Under My Skin 2017

FrauLohse
12.11.2022 - 11:45 Uhr
29
Top Rezension
7
Preis
8
Flakon
6
Sillage
10
Haltbarkeit
10
Duft

Grosses Kino: unanständig sauber?

Auf diesen Duft war ich nicht gefasst. Ich liebe es, wenn ich mir weder von den Duft Noten, noch von den Beschreibungen ein Duftbild zurecht fantasieren kann, denn nur so entstehen die größten Überraschungen.

Under my Skin hat mich umgehauen. Beim ersten Sprüh vom Lavendelpfeffer weggeblasen, um dann festzustellen, das kommt mir so bekannt vor, es erinnert mich. Doch diese Erinnerung, so nebulös wie sie ist, will sich nicht greifen lassen. Ist es, weil der Duft alt anmutet, ohne vintagig zu sein? Eins ist er nicht: oldschool. Ist es die Nelke, hab ich das schon mal gerochen, erinnere ich eine Person, es will sich nicht offenbaren.

Warum liegt hier eigentlich Stroh? Riechst du Stroh, bist du kein Chuck Norris der Düfte. Ja zu Anfang gesellt sich die hier oft verortete Stroh oder Käsenote minimal dazu, wird jedoch recht zügig untergepudert, unter die Haut gekehrt.

Mich mutet der Duft unanständig an in den ersten Stunden unserer Neubegegnung und ich war mir unsicher, ob ich ihn draußen tragen wollte oder nur für mich genießen.

Doch dieser Duft wird einfach immer schöner. Besonders nach sieben, acht Stunden hat sich ein schmelzig, süssliches Puder entwickelt, das sich für mich deutlich zibetgeschwägert darstellt. Jetzt ist nur gar kein Zibet im Duft drin. Na ja macht nichts. Riecht unverschämt gut. Jedenfalls wird es immer tiefer hier im Duft und und je mehr innere Temperatur ich entwickele, desto mehr duftet er aus mir heraus.
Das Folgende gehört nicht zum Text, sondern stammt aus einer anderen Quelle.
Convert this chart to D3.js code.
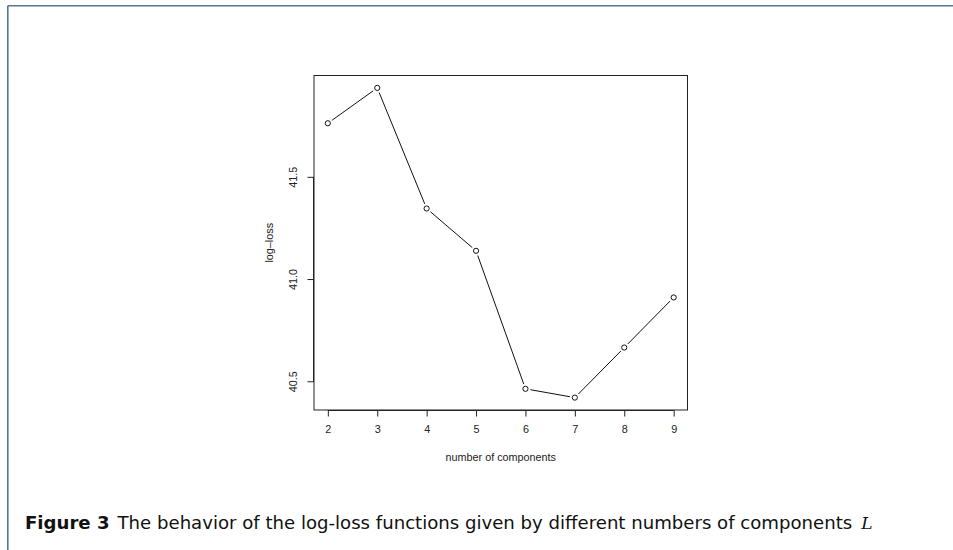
<!DOCTYPE html>
<html>
<head>
<meta charset="utf-8">
<script src="https://cdn.jsdelivr.net/npm/d3@7"></script>
<style>
  html, body { margin: 0; padding: 0; background: #fff; }
</style>
</head>
<body>
<div id="idMyCanvas"></div>
<script>
// Data
// -------------------
let components = [2, 3, 4, 5, 6, 7, 8, 9];
let log_loss = [41.762, 41.935, 41.345, 41.138, 40.463, 40.42, 40.665, 40.91];
let x_ticks = [2, 3, 4, 5, 6, 7, 8, 9];
let y_ticks = [40.5, 41.0, 41.5];
let x_label = "number of components";
let y_label = "log\u2013loss";
// -------------------

let canvas_xn = 953;
let canvas_yn = 550;

let svg_obj = d3.select("#idMyCanvas")
                .append("svg")
                  .attr("width", canvas_xn)
                  .attr("height", canvas_yn)
                  .attr("xmlns", "http://www.w3.org/2000/svg")
                  .style("display", "block");

let font_r = "'Liberation Sans', Arial, Helvetica, sans-serif";

// Page border (left and top rules)
// -------------------
let border_col = "#557799";
svg_obj.append("line")
   .attr("x1", 7.8).attr("y1", 5.8).attr("x2", canvas_xn).attr("y2", 5.8)
   .attr("stroke", border_col).attr("stroke-width", 1.6);
svg_obj.append("line")
   .attr("x1", 7.8).attr("y1", 5.8).attr("x2", 7.8).attr("y2", canvas_yn)
   .attr("stroke", border_col).attr("stroke-width", 1.6);
// -------------------

// Plot region, R style 4% padding
// -------------------
let plot_x0 = 314, plot_x1 = 687.5;
let plot_y0 = 75.5, plot_y1 = 410;

let x_ext = d3.extent(components);
let y_ext = d3.extent(log_loss);
let x_pad = (x_ext[1] - x_ext[0]) * 0.04;
let y_pad = (y_ext[1] - y_ext[0]) * 0.04;

let x_scale = d3.scaleLinear()
   .domain([x_ext[0] - x_pad, x_ext[1] + x_pad])
   .range([plot_x0, plot_x1]);
let y_scale = d3.scaleLinear()
   .domain([y_ext[0] - y_pad, y_ext[1] + y_pad])
   .range([plot_y1, plot_y0]);

// Box
svg_obj.append("rect")
   .attr("x", plot_x0).attr("y", plot_y0)
   .attr("width", plot_x1 - plot_x0).attr("height", plot_y1 - plot_y0)
   .attr("fill", "none").attr("stroke", "#222").attr("stroke-width", 1);
// -------------------

// Axes
// -------------------
let x_axis = d3.axisBottom(x_scale)
   .tickValues(x_ticks)
   .tickSize(6.5)
   .tickPadding(8.5)
   .tickFormat(d3.format("d"));
let x_axis_g = svg_obj.append("g")
   .attr("transform", "translate(0," + plot_y1 + ")")
   .call(x_axis);
x_axis_g.select(".domain")
   .attr("d", "M" + x_scale(x_ticks[0]) + ",0.5H" + x_scale(x_ticks[x_ticks.length - 1]));
x_axis_g.selectAll("text")
   .attr("font-family", font_r).attr("font-size", 10.8).attr("fill", "#222");
x_axis_g.selectAll("line, path").attr("stroke", "#222");

let y_axis = d3.axisLeft(y_scale)
   .tickValues(y_ticks)
   .tickSize(6.5)
   .tickFormat(d3.format(".1f"));
let y_axis_g = svg_obj.append("g")
   .attr("transform", "translate(" + plot_x0 + ",0)")
   .call(y_axis);
y_axis_g.select(".domain")
   .attr("d", "M-0.5," + y_scale(y_ticks[0]) + "V" + y_scale(y_ticks[y_ticks.length - 1]));
y_axis_g.selectAll("line, path").attr("stroke", "#222");
y_axis_g.selectAll(".tick text")
   .attr("x", 0).attr("dy", null)
   .attr("transform", "translate(-17,0) rotate(-90)")
   .attr("text-anchor", "middle")
   .attr("dominant-baseline", "auto")
   .attr("font-family", font_r).attr("font-size", 10.8).attr("fill", "#222");
// -------------------

// Axis titles
// -------------------
svg_obj.append("text")
   .attr("x", (plot_x0 + plot_x1) / 2)
   .attr("y", 461)
   .attr("text-anchor", "middle")
   .attr("font-family", font_r).attr("font-size", 10.8).attr("fill", "#222")
   .text(x_label);
svg_obj.append("text")
   .attr("transform", "translate(273," + (plot_y0 + plot_y1) / 2 + ") rotate(-90)")
   .attr("text-anchor", "middle")
   .attr("font-family", font_r).attr("font-size", 10.8).attr("fill", "#222")
   .text(y_label);
// -------------------

// Line with gaps (type = "b") and open circles
// -------------------
let pts = components.map((c, i) => [x_scale(c), y_scale(log_loss[i])]);
let gap = 5;
let seg_data = d3.pairs(pts).map(([a, b]) => {
   let dx = b[0] - a[0], dy = b[1] - a[1];
   let len = Math.sqrt(dx * dx + dy * dy);
   let ux = dx / len, uy = dy / len;
   return [a[0] + ux * gap, a[1] + uy * gap, b[0] - ux * gap, b[1] - uy * gap];
});
svg_obj.append("g").selectAll("line")
   .data(seg_data)
   .join("line")
   .attr("x1", d => d[0]).attr("y1", d => d[1])
   .attr("x2", d => d[2]).attr("y2", d => d[3])
   .attr("stroke", "#111").attr("stroke-width", 1);

svg_obj.append("g").selectAll("circle")
   .data(components)
   .join("circle")
   .attr("cx", d => x_scale(d))
   .attr("cy", (d, i) => y_scale(log_loss[i]))
   .attr("r", 2.6)
   .attr("fill", "none").attr("stroke", "#111").attr("stroke-width", 1);
// -------------------

// Caption
// -------------------
let cap_font = "'DejaVu Sans', 'Open Sans', sans-serif";
let caption = svg_obj.append("text")
   .attr("x", 25).attr("y", 529)
   .attr("font-family", cap_font).attr("font-size", 16).attr("fill", "#111");
caption.append("tspan").attr("font-weight", "bold").text("Figure 3");
caption.append("tspan").attr("dx", 8)
   .text("The behavior of the log-loss functions given by different numbers of components");
// fit caption to target width
let target_w = 854 - 25;
let cur_w = caption.node().getBBox().width;
caption.attr("font-size", 16 * target_w / cur_w);
let cap_end = caption.node().getBBox();
svg_obj.append("text")
   .attr("x", cap_end.x + cap_end.width + 9).attr("y", 529)
   .attr("font-family", "'DejaVu Serif', 'Liberation Serif', serif")
   .attr("font-style", "italic").attr("font-size", 17).attr("fill", "#111")
   .text("L");
// -------------------
</script>
</body>
</html>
Es riecht nun abgepudert salzighautig, aber auch buttrig und erscheint sehr diffus, durchaus wahrnehmbar, aber nicht parfümig.

Diese wahnsinnig schönen Sprüher verteilen den Duft unfassbar gut, auch nur minimalst angedrückt. Man benötigt wirklich nur winzige Tropfen, um locker 24 Stunden zu duften.
Kam Stoff mit dem Duft in Berührung, kann man sich mit dem Stoff nochmal neu beduften. Das kannte ich bisher nur von Roja. Und genau da verorte ich Bianchi auch, wenngleich die Duftrichtung anders ist. Der Duft fühlt sich natürlich an. Nicht synthetisch.

Allerdings ist der Duft keine Melange der Verblendung, er vollzieht Stationen und ist bewusst drauf angelegt, dass man diese auch nachvollziehen kann. Im Nachgang dreht der Duft in eine ruhige Richtung, die im Gegensatz zu dem stürmischen und euphorischen Auftakt steht. Under my Skin ruht dann in sich selbst, gänzlich selbstzufrieden, schnurrend mit halb geschlossenen Augen.

Nun könnte ich sinnieren über Leidenschaft und Schweiß, aber es war vollkommen anders.
Der Mann des Hauses, immer schrecklich unerfreut über meine Schlafdüfte, kam eines Morgens ins Bett gekrochen und meinte plötzlich "oh mein Gott, du riechst sooo gut, was ist das nur" und kuschelte sich so eng an mich, dass ich dachte unser Bett wäre geschrumpft. Da hatte der Duft bereits seine sechs, sieben Stunden auf meiner Haut verweilt.

Und jetzt die Enttäuschung für alle Versauten, der Mann hatte folgende Assoziation: frisch gebadet und mit was Tollem eingecremt, auf das er sich keinen Reim machen konnte.
Unanständig? Hmmm. Also eher unanständig sauber?

Macht auch nichts, ich liebe diese Haut. Dieses salzige Fell. Dieses leise, zarte Schnurren. Winzige Tropfen im Ausschnitt und Nacken, die sich so herrlich in meine Nase kräuseln.

Ob es jetzt Zufall war, dass mir am Freitag der Kollege permanent auf den Pelz kroch, obschon er dies sonst nicht tut? Oder ob dieses sauber unanständige Dingen dafür sorgt, dass andere Menschen förmlich in einen hinein kriechen wollen? Das bleibt zu beobachten.